# Records for the task
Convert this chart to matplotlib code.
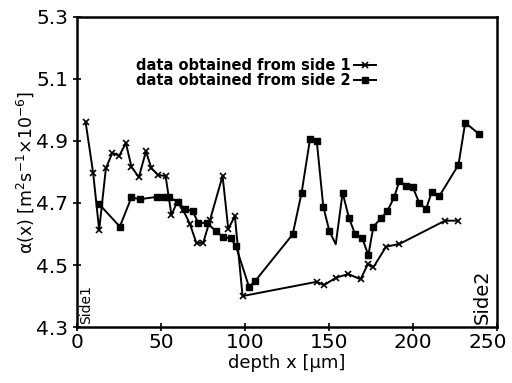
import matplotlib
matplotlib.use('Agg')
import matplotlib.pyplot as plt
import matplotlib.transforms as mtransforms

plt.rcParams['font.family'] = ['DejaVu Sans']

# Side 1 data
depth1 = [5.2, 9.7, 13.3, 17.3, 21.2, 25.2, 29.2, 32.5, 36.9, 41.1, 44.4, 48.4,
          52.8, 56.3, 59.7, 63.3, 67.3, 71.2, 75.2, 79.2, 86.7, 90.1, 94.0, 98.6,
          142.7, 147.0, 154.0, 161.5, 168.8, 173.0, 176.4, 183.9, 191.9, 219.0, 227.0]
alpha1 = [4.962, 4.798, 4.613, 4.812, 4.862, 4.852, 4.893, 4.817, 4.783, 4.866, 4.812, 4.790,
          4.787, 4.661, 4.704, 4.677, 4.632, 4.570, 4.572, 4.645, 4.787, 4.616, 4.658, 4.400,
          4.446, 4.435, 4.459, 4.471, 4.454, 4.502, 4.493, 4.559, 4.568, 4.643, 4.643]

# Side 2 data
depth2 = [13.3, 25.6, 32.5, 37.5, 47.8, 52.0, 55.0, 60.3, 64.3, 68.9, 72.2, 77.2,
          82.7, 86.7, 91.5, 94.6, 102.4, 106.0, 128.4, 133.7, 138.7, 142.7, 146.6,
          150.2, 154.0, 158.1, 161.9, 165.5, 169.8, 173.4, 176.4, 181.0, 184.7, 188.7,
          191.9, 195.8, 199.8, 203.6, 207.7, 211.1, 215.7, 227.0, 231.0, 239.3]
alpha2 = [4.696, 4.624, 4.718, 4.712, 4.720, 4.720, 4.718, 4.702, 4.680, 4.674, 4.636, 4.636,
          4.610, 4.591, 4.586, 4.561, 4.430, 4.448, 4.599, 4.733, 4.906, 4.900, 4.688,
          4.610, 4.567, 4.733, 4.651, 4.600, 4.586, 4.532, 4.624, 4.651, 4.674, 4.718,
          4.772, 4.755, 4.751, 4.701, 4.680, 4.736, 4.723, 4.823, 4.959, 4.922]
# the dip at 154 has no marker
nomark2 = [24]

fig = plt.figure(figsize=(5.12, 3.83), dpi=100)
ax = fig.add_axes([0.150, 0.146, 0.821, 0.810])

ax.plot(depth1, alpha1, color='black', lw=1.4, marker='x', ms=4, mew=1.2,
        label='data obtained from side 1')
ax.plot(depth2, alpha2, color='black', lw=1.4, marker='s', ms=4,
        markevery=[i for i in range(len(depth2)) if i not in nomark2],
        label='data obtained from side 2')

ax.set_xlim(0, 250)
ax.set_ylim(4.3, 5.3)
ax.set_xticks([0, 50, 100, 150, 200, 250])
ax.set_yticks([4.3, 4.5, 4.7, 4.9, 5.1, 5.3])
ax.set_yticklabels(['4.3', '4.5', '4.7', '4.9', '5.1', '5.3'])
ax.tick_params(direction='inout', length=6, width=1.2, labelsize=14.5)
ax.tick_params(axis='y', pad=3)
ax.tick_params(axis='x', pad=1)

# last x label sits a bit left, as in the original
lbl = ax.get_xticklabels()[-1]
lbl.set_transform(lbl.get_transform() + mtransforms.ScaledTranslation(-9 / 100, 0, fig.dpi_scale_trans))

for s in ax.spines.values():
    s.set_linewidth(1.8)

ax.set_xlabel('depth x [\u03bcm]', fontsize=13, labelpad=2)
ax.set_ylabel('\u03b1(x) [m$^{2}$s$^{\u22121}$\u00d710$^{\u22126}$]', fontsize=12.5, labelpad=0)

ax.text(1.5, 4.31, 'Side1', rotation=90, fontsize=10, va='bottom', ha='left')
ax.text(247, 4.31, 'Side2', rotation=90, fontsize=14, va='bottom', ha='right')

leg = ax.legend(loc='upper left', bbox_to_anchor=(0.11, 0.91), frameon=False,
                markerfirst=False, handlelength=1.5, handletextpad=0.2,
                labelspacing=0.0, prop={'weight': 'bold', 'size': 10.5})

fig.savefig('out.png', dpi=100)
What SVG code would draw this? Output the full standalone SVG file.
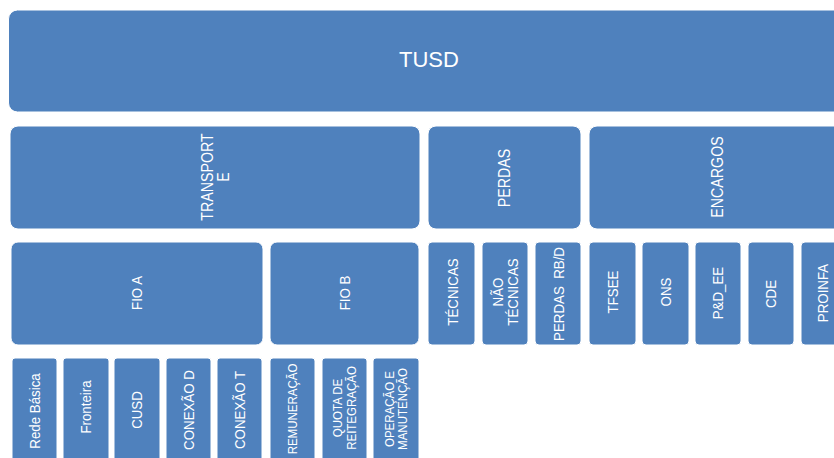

# The request
Starting at the first line of the entries, restate word for word everything through the line that holds "plt.rcParams['font.family'] = ['DejaVu Sans']", both ends included, but omit any pictures.

# Response
Convert this chart to matplotlib code.
import matplotlib
matplotlib.use('Agg')
import matplotlib.pyplot as plt
import matplotlib.transforms as mtransforms

plt.rcParams['font.family'] = ['DejaVu Sans']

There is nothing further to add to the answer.